--- GIVEN TASK ---
Extract each line of the records below that contains the word "this".

....

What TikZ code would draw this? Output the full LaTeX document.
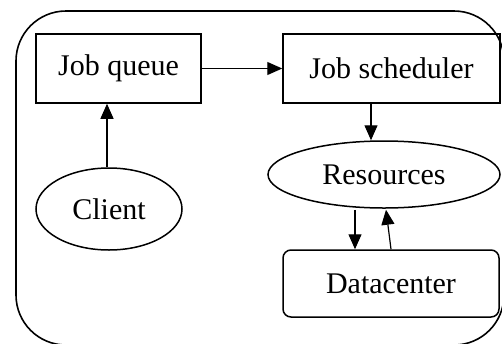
\documentclass[tikz,border=0pt]{standalone}
\usepackage{fontspec}
\setmainfont{Liberation Serif}
\usetikzlibrary{arrows.meta,shapes.geometric}
\begin{document}
\begin{tikzpicture}[x=1pt,y=-1pt,
  every node/.style={font=\fontsize{30}{36}\selectfont, inner sep=0pt, line width=1.5pt},
  box/.style={draw, rectangle},
  oval/.style={draw, ellipse},
  link/.style={line width=1.2pt, -{Triangle[length=15pt,width=13pt]}}]
  \useasboundingbox (0,0) rectangle (502,343);
  \clip (0,0) rectangle (502,343);
  % enclosing frame
  \draw[line width=1.6pt, rounded corners=50pt] (16,11) rectangle (504,345);
  % nodes
  \node[box, minimum width=165pt, minimum height=69pt] (queue) at (118.5,68.5) {Job queue};
  \node[box, minimum width=217pt, minimum height=69pt] (sched) at (391.5,68.5) {Job scheduler};
  \node[oval, minimum width=146pt, minimum height=82pt] (client) at (109,209) {Client};
  \node[oval, minimum width=232pt, minimum height=67pt] (res) at (384,174.5) {Resources};
  \node[box, rounded corners=8pt, minimum width=216pt, minimum height=67pt] (dc) at (391,283.5) {Datacenter};
  % connectors
  \draw[link] (queue.east) -- (sched.west);
  \draw[link] ([xshift=-2pt]client.north) -- ([xshift=-2pt]client.north |- queue.south);
  \draw[link] ([xshift=-20.5pt]sched.south) -- ([xshift=-20.5pt]sched.south |- res.north);
  \draw[link] ([xshift=-29pt,yshift=-1pt]res.south) -- ([xshift=-29pt]res.south |- dc.north);
  \draw[link] ([xshift=0pt]dc.north) -- ([xshift=2pt,yshift=-1pt]res.south);
\end{tikzpicture}
\end{document}
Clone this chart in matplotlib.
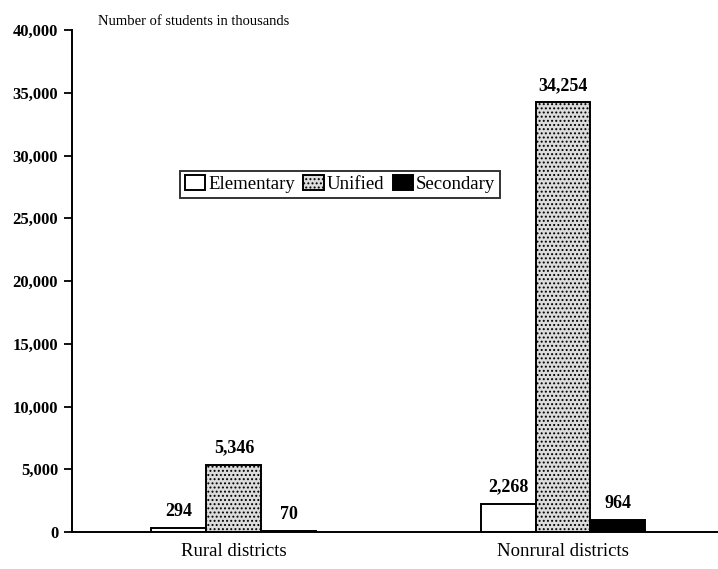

....

--- RESPONSE ---
What TikZ code would draw this? Output the full LaTeX document.
Clone this chart in matplotlib.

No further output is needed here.